DATA SHOWN:

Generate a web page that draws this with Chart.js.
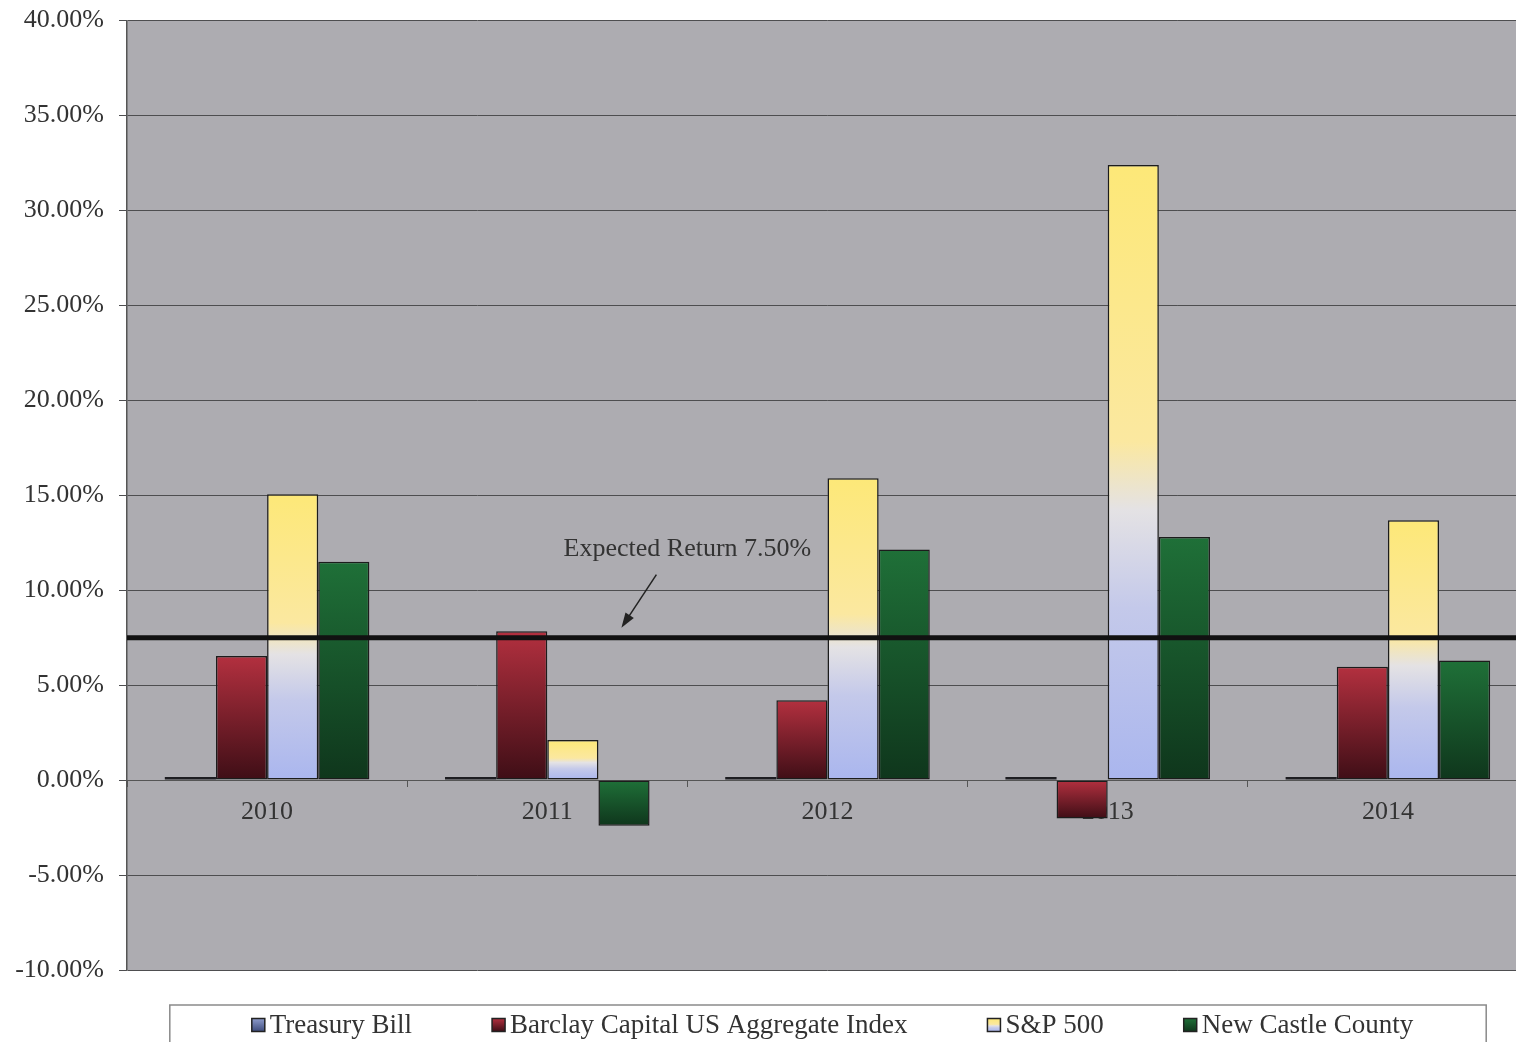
<!DOCTYPE html>
<html>
<head>
<meta charset="utf-8">
<title>Annual Returns</title>
<script src="https://cdn.jsdelivr.net/npm/chart.js@4.4.1/dist/chart.umd.min.js"></script>
<style>
  html, body { margin: 0; padding: 0; background: #fff; overflow: hidden; }
  #wrap { width: 1528px; height: 1042px; overflow: hidden; }
  #returnsChart { display: block; margin-top: -10px; }
</style>
</head>
<body>
<div id="wrap"><canvas id="returnsChart" width="1528" height="1052"></canvas></div>
<script>
// chart data
var years = ['2010', '2011', '2012', '2013', '2014'];
var seriesNames = ['Treasury Bill', 'Barclay Capital US Aggregate Index', 'S&P 500', 'New Castle County'];
var treasuryBill = [0.13, 0.03, 0.05, 0.03, 0.02];
var barclayAgg = [6.54, 7.84, 4.21, -2.02, 5.97];
var sp500 = [15.06, 2.11, 15.9, 32.39, 13.69];
var newCastle = [11.5, -2.4, 12.15, 12.8, 6.3];
var expectedReturn = 7.5;
var expectedLabel = 'Expected Return 7.50%';
var yMin = -10, yMax = 40, yStep = 5;

var serif = "'Liberation Serif', 'Times New Roman', serif";
var textColor = '#333';

// gradient stops for each series (top -> bottom)
var gradients = [
  [[0, '#8e9ccc'], [1, '#3d4b7c']],
  [[0, '#b3303f'], [1, '#3e0e16']],
  [[0, '#fde878'], [0.45, '#fbe8a0'], [0.56, '#e4e2e4'], [0.72, '#c4c9ea'], [1, '#aab6ee']],
  [[0, '#1f7038'], [1, '#0f361c']]
];

function makeGradient(ctx, y1, y2, stops) {
  var g = ctx.createLinearGradient(0, y1, 0, y2);
  stops.forEach(function(s) { g.addColorStop(s[0], s[1]); });
  return g;
}

function barFill(index) {
  return function(context) {
    var chart = context.chart;
    var stops = gradients[index];
    if (!chart.chartArea || context.type !== 'data') return stops[0][1];
    var v = context.parsed.y;
    var y = chart.scales.y;
    var top = y.getPixelForValue(Math.max(v, 0));
    var bottom = y.getPixelForValue(Math.min(v, 0));
    if (bottom - top < 1) bottom = top + 1;
    return makeGradient(chart.ctx, top, bottom, stops);
  };
}

// grey plot area
var plotBackground = {
  id: 'plotBackground',
  beforeDraw: function(chart) {
    var a = chart.chartArea, ctx = chart.ctx;
    ctx.save();
    ctx.fillStyle = '#adacb1';
    ctx.fillRect(a.left, a.top, a.right - a.left, a.bottom - a.top);
    ctx.restore();
  }
};

// expected return line with label and arrow
var expectedLine = {
  id: 'expectedLine',
  afterDatasetsDraw: function(chart) {
    var a = chart.chartArea, ctx = chart.ctx;
    var yPx = chart.scales.y.getPixelForValue(expectedReturn);
    var xMid = (chart.scales.x.getPixelForValue(1) + chart.scales.x.getPixelForValue(2)) / 2;
    ctx.save();
    ctx.strokeStyle = '#111';
    ctx.lineWidth = 5;
    ctx.beginPath();
    ctx.moveTo(a.left, yPx);
    ctx.lineTo(a.right, yPx);
    ctx.stroke();

    ctx.fillStyle = textColor;
    ctx.font = '26px ' + serif;
    ctx.textAlign = 'center';
    ctx.textBaseline = 'middle';
    ctx.fillText(expectedLabel, xMid, yPx - 89);

    // arrow
    var x0 = xMid - 31, y0 = yPx - 63;
    var x1 = xMid - 66, y1 = yPx - 10;
    var ang = Math.atan2(y1 - y0, x1 - x0);
    ctx.strokeStyle = '#222';
    ctx.lineWidth = 1.5;
    ctx.beginPath();
    ctx.moveTo(x0, y0);
    ctx.lineTo(x1 - 10 * Math.cos(ang), y1 - 10 * Math.sin(ang));
    ctx.stroke();
    ctx.fillStyle = '#222';
    ctx.beginPath();
    ctx.moveTo(x1, y1);
    ctx.lineTo(x1 - 15 * Math.cos(ang) + 5 * Math.sin(ang), y1 - 15 * Math.sin(ang) - 5 * Math.cos(ang));
    ctx.lineTo(x1 - 15 * Math.cos(ang) - 5 * Math.sin(ang), y1 - 15 * Math.sin(ang) + 5 * Math.cos(ang));
    ctx.closePath();
    ctx.fill();
    ctx.restore();
  }
};

// boxed legend at the bottom
var boxLegend = {
  id: 'boxLegend',
  afterDraw: function(chart) {
    var a = chart.chartArea, ctx = chart.ctx;
    var sq = 13, gapText = 5, gapItem = 80;
    ctx.save();
    ctx.font = '27px ' + serif;
    var widths = seriesNames.map(function(n) { return sq + gapText + ctx.measureText(n).width; });
    var total = widths.reduce(function(s, w) { return s + w; }, 0) + gapItem * (widths.length - 1);
    var x = (a.left + a.right) / 2 - total / 2 + 5;
    var boxTop = a.bottom + 35;
    var cy = a.bottom + 55;

    ctx.fillStyle = '#fff';
    ctx.strokeStyle = '#8a8a8a';
    ctx.lineWidth = 1.5;
    ctx.fillRect(x - 82, boxTop, total + 155, 50);
    ctx.strokeRect(x - 82, boxTop, total + 155, 50);

    ctx.textBaseline = 'middle';
    ctx.textAlign = 'left';
    seriesNames.forEach(function(name, i) {
      ctx.fillStyle = makeGradient(ctx, cy - sq / 2, cy + sq / 2, gradients[i]);
      ctx.fillRect(x, cy - sq / 2, sq, sq);
      ctx.strokeStyle = '#222';
      ctx.lineWidth = 1.5;
      ctx.strokeRect(x, cy - sq / 2, sq, sq);
      ctx.fillStyle = textColor;
      ctx.fillText(name, x + sq + gapText, cy + 1);
      x += widths[i] + gapItem;
    });
    ctx.restore();
  }
};

var allSeries = [treasuryBill, barclayAgg, sp500, newCastle];
var datasets = allSeries.map(function(values, i) {
  var ds = {
    label: seriesNames[i],
    data: values,
    backgroundColor: barFill(i),
    borderColor: '#1c1c1c',
    borderWidth: 1.5,
    borderSkipped: false,
    barPercentage: 1,
    categoryPercentage: 0.73
  };
  if (i === 0) {
    // tiny T-bill returns show as a dark sliver on the zero line
    ds.backgroundColor = '#1e1e22';
    ds.borderWidth = 0;
    ds.minBarLength = 3;
  }
  return ds;
});

Chart.defaults.font.family = serif;
Chart.defaults.color = textColor;

var ctx = document.getElementById('returnsChart').getContext('2d');
var myChart = new Chart(ctx, {
  type: 'bar',
  data: { labels: years, datasets: datasets },
  plugins: [plotBackground, expectedLine, boxLegend],
  options: {
    responsive: false,
    animation: false,
    layout: { padding: { top: 10, bottom: 72, left: 0, right: 0 } },
    plugins: {
      legend: { display: false },
      tooltip: { enabled: false }
    },
    scales: {
      x: {
        position: { y: 0 },
        z: -1,
        grid: { display: true, drawOnChartArea: false, tickLength: 6, color: '#555' },
        border: { display: true, color: '#555', width: 1 },
        ticks: { font: { size: 26 }, color: textColor, padding: 10 }
      },
      y: {
        min: yMin,
        max: yMax,
        afterFit: function(scale) { scale.width = 127; },
        grid: { color: '#4e4e50', lineWidth: 1, tickLength: 8 },
        border: { display: true, color: '#555', width: 1.5 },
        ticks: {
          stepSize: yStep,
          padding: 15,
          font: { size: 26 },
          color: textColor,
          callback: function(v) { return v.toFixed(2) + '%'; }
        }
      }
    }
  }
});
</script>
</body>
</html>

WORK REQUIRED:
Leave the images out, please, and restate each line word for word.

ANSWER IN FULL:
Generate a web page that draws this with Chart.js.
<!DOCTYPE html>
<html>
<head>
<meta charset="utf-8">
<title>Annual Returns</title>
<script src="https://cdn.jsdelivr.net/npm/chart.js@4.4.1/dist/chart.umd.min.js"></script>
<style>
  html, body { margin: 0; padding: 0; background: #fff; overflow: hidden; }
  #wrap { width: 1528px; height: 1042px; overflow: hidden; }
  #returnsChart { display: block; margin-top: -10px; }
</style>
</head>
<body>
<div id="wrap"><canvas id="returnsChart" width="1528" height="1052"></canvas></div>
<script>
// chart data
var years = ['2010', '2011', '2012', '2013', '2014'];
var seriesNames = ['Treasury Bill', 'Barclay Capital US Aggregate Index', 'S&P 500', 'New Castle County'];
var treasuryBill = [0.13, 0.03, 0.05, 0.03, 0.02];
var barclayAgg = [6.54, 7.84, 4.21, -2.02, 5.97];
var sp500 = [15.06, 2.11, 15.9, 32.39, 13.69];
var newCastle = [11.5, -2.4, 12.15, 12.8, 6.3];
var expectedReturn = 7.5;
var expectedLabel = 'Expected Return 7.50%';
var yMin = -10, yMax = 40, yStep = 5;

var serif = "'Liberation Serif', 'Times New Roman', serif";
var textColor = '#333';

// gradient stops for each series (top -> bottom)
var gradients = [
  [[0, '#8e9ccc'], [1, '#3d4b7c']],
  [[0, '#b3303f'], [1, '#3e0e16']],
  [[0, '#fde878'], [0.45, '#fbe8a0'], [0.56, '#e4e2e4'], [0.72, '#c4c9ea'], [1, '#aab6ee']],
  [[0, '#1f7038'], [1, '#0f361c']]
];

function makeGradient(ctx, y1, y2, stops) {
  var g = ctx.createLinearGradient(0, y1, 0, y2);
  stops.forEach(function(s) { g.addColorStop(s[0], s[1]); });
  return g;
}

function barFill(index) {
  return function(context) {
    var chart = context.chart;
    var stops = gradients[index];
    if (!chart.chartArea || context.type !== 'data') return stops[0][1];
    var v = context.parsed.y;
    var y = chart.scales.y;
    var top = y.getPixelForValue(Math.max(v, 0));
    var bottom = y.getPixelForValue(Math.min(v, 0));
    if (bottom - top < 1) bottom = top + 1;
    return makeGradient(chart.ctx, top, bottom, stops);
  };
}

// grey plot area
var plotBackground = {
  id: 'plotBackground',
  beforeDraw: function(chart) {
    var a = chart.chartArea, ctx = chart.ctx;
    ctx.save();
    ctx.fillStyle = '#adacb1';
    ctx.fillRect(a.left, a.top, a.right - a.left, a.bottom - a.top);
    ctx.restore();
  }
};

// expected return line with label and arrow
var expectedLine = {
  id: 'expectedLine',
  afterDatasetsDraw: function(chart) {
    var a = chart.chartArea, ctx = chart.ctx;
    var yPx = chart.scales.y.getPixelForValue(expectedReturn);
    var xMid = (chart.scales.x.getPixelForValue(1) + chart.scales.x.getPixelForValue(2)) / 2;
    ctx.save();
    ctx.strokeStyle = '#111';
    ctx.lineWidth = 5;
    ctx.beginPath();
    ctx.moveTo(a.left, yPx);
    ctx.lineTo(a.right, yPx);
    ctx.stroke();

    ctx.fillStyle = textColor;
    ctx.font = '26px ' + serif;
    ctx.textAlign = 'center';
    ctx.textBaseline = 'middle';
    ctx.fillText(expectedLabel, xMid, yPx - 89);

    // arrow
    var x0 = xMid - 31, y0 = yPx - 63;
    var x1 = xMid - 66, y1 = yPx - 10;
    var ang = Math.atan2(y1 - y0, x1 - x0);
    ctx.strokeStyle = '#222';
    ctx.lineWidth = 1.5;
    ctx.beginPath();
    ctx.moveTo(x0, y0);
    ctx.lineTo(x1 - 10 * Math.cos(ang), y1 - 10 * Math.sin(ang));
    ctx.stroke();
    ctx.fillStyle = '#222';
    ctx.beginPath();
    ctx.moveTo(x1, y1);
    ctx.lineTo(x1 - 15 * Math.cos(ang) + 5 * Math.sin(ang), y1 - 15 * Math.sin(ang) - 5 * Math.cos(ang));
    ctx.lineTo(x1 - 15 * Math.cos(ang) - 5 * Math.sin(ang), y1 - 15 * Math.sin(ang) + 5 * Math.cos(ang));
    ctx.closePath();
    ctx.fill();
    ctx.restore();
  }
};

// boxed legend at the bottom
var boxLegend = {
  id: 'boxLegend',
  afterDraw: function(chart) {
    var a = chart.chartArea, ctx = chart.ctx;
    var sq = 13, gapText = 5, gapItem = 80;
    ctx.save();
    ctx.font = '27px ' + serif;
    var widths = seriesNames.map(function(n) { return sq + gapText + ctx.measureText(n).width; });
    var total = widths.reduce(function(s, w) { return s + w; }, 0) + gapItem * (widths.length - 1);
    var x = (a.left + a.right) / 2 - total / 2 + 5;
    var boxTop = a.bottom + 35;
    var cy = a.bottom + 55;

    ctx.fillStyle = '#fff';
    ctx.strokeStyle = '#8a8a8a';
    ctx.lineWidth = 1.5;
    ctx.fillRect(x - 82, boxTop, total + 155, 50);
    ctx.strokeRect(x - 82, boxTop, total + 155, 50);

    ctx.textBaseline = 'middle';
    ctx.textAlign = 'left';
    seriesNames.forEach(function(name, i) {
      ctx.fillStyle = makeGradient(ctx, cy - sq / 2, cy + sq / 2, gradients[i]);
      ctx.fillRect(x, cy - sq / 2, sq, sq);
      ctx.strokeStyle = '#222';
      ctx.lineWidth = 1.5;
      ctx.strokeRect(x, cy - sq / 2, sq, sq);
      ctx.fillStyle = textColor;
      ctx.fillText(name, x + sq + gapText, cy + 1);
      x += widths[i] + gapItem;
    });
    ctx.restore();
  }
};

var allSeries = [treasuryBill, barclayAgg, sp500, newCastle];
var datasets = allSeries.map(function(values, i) {
  var ds = {
    label: seriesNames[i],
    data: values,
    backgroundColor: barFill(i),
    borderColor: '#1c1c1c',
    borderWidth: 1.5,
    borderSkipped: false,
    barPercentage: 1,
    categoryPercentage: 0.73
  };
  if (i === 0) {
    // tiny T-bill returns show as a dark sliver on the zero line
    ds.backgroundColor = '#1e1e22';
    ds.borderWidth = 0;
    ds.minBarLength = 3;
  }
  return ds;
});

Chart.defaults.font.family = serif;
Chart.defaults.color = textColor;

var ctx = document.getElementById('returnsChart').getContext('2d');
var myChart = new Chart(ctx, {
  type: 'bar',
  data: { labels: years, datasets: datasets },
  plugins: [plotBackground, expectedLine, boxLegend],
  options: {
    responsive: false,
    animation: false,
    layout: { padding: { top: 10, bottom: 72, left: 0, right: 0 } },
    plugins: {
      legend: { display: false },
      tooltip: { enabled: false }
    },
    scales: {
      x: {
        position: { y: 0 },
        z: -1,
        grid: { display: true, drawOnChartArea: false, tickLength: 6, color: '#555' },
        border: { display: true, color: '#555', width: 1 },
        ticks: { font: { size: 26 }, color: textColor, padding: 10 }
      },
      y: {
        min: yMin,
        max: yMax,
        afterFit: function(scale) { scale.width = 127; },
        grid: { color: '#4e4e50', lineWidth: 1, tickLength: 8 },
        border: { display: true, color: '#555', width: 1.5 },
        ticks: {
          stepSize: yStep,
          padding: 15,
          font: { size: 26 },
          color: textColor,
          callback: function(v) { return v.toFixed(2) + '%'; }
        }
      }
    }
  }
});
</script>
</body>
</html>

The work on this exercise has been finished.